C'est, à tout le moins, un indice supplémentaire du débordement de la guerre civile syrienne, au-delà des frontières de ce pays. Avec les 300 000 réfugiés syriens qui ont fui vers les pays voisins. Avec une exacerbation des tensions interconfessionnelles dans toute la région, tout particulièrement au Liban.

Mais aussi, avec l'argent et les combattants étrangers, de plus en plus présents sur le sol syrien. Dont les salafistes, ces sunnites radicaux venus prêter main-forte à l'Armée syrienne libre.

Selon un récent rapport de l'International Crisis Group, «exagérée par le régime de Damas, reconnue à reculons par l'opposition syrienne, la présence de salafistes est devenue irréfutable». Cette présence n'est pas dominante, mais elle n'est pas non plus anecdotique. Et elle «affecte de façon importante la situation sur le terrain».

Ces djihadistes ne forment pas un groupe uni, souligne Alain Greish. Ils ne poursuivent pas un objectif commun, nourrissent des rivalités internes. Et certains peuvent même se laisser pousser la barbe pour faire plaisir à leurs éventuels financiers. N'empêche: plus cette guerre civile dure, plus ces combattants étrangers risquent de peser lourd dans l'équation - et plus ce conflit risque de déborder.

Le soulèvement syrien a commencé de façon pacifique, avant de déraper dans le massacre que l'on sait. À cause de sa mosaïque confessionnelle particulière, la Syrie fait peur au monde. Même dans les capitales qui souhaitent la chute de Bachar al-Assad, cette perspective soulève des craintes. Alain Gresh cite l'exemple de la Turquie, qui appuie l'opposition syrienne. Mais qui, en même temps, n'a pas trop envie de voir sa minorité kurde s'allier avec les Kurdes syriens, une fois que la dictature syrienne se sera effondrée.

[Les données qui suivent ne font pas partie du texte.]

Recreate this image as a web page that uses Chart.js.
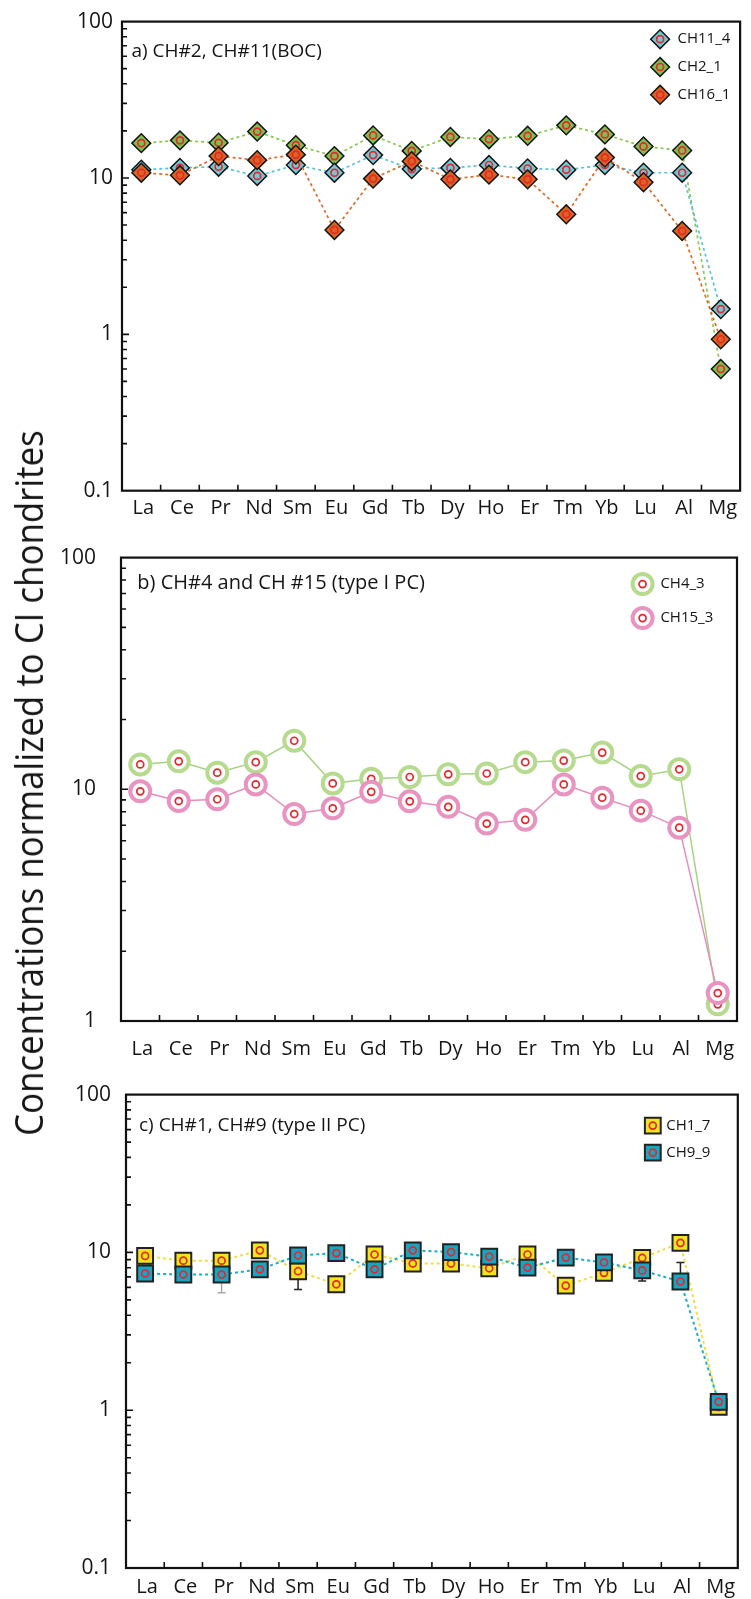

Quels autres spectres s'échapperaient alors de la boîte de Pandore syrienne? Instruite par l'expérience irakienne et afghane, la communauté internationale est déchirée. Faut-il en faire plus pour faire tomber Assad? Comme disent les Anglais: Damned if you do, damned if you don't...

Craignant que le conflit ne se radicalise et ne s'internationalise, le monde hésite. Résultat: la guerre civile s'étire. Et plus elle s'étire, plus elle se radicalise, et plus elle déborde au-delà des frontières de la Syrie. Tel est donc le paradoxe syrien. Moins on en fait, pire c'est. Mais ce pourrait être encore pire si on agissait davantage.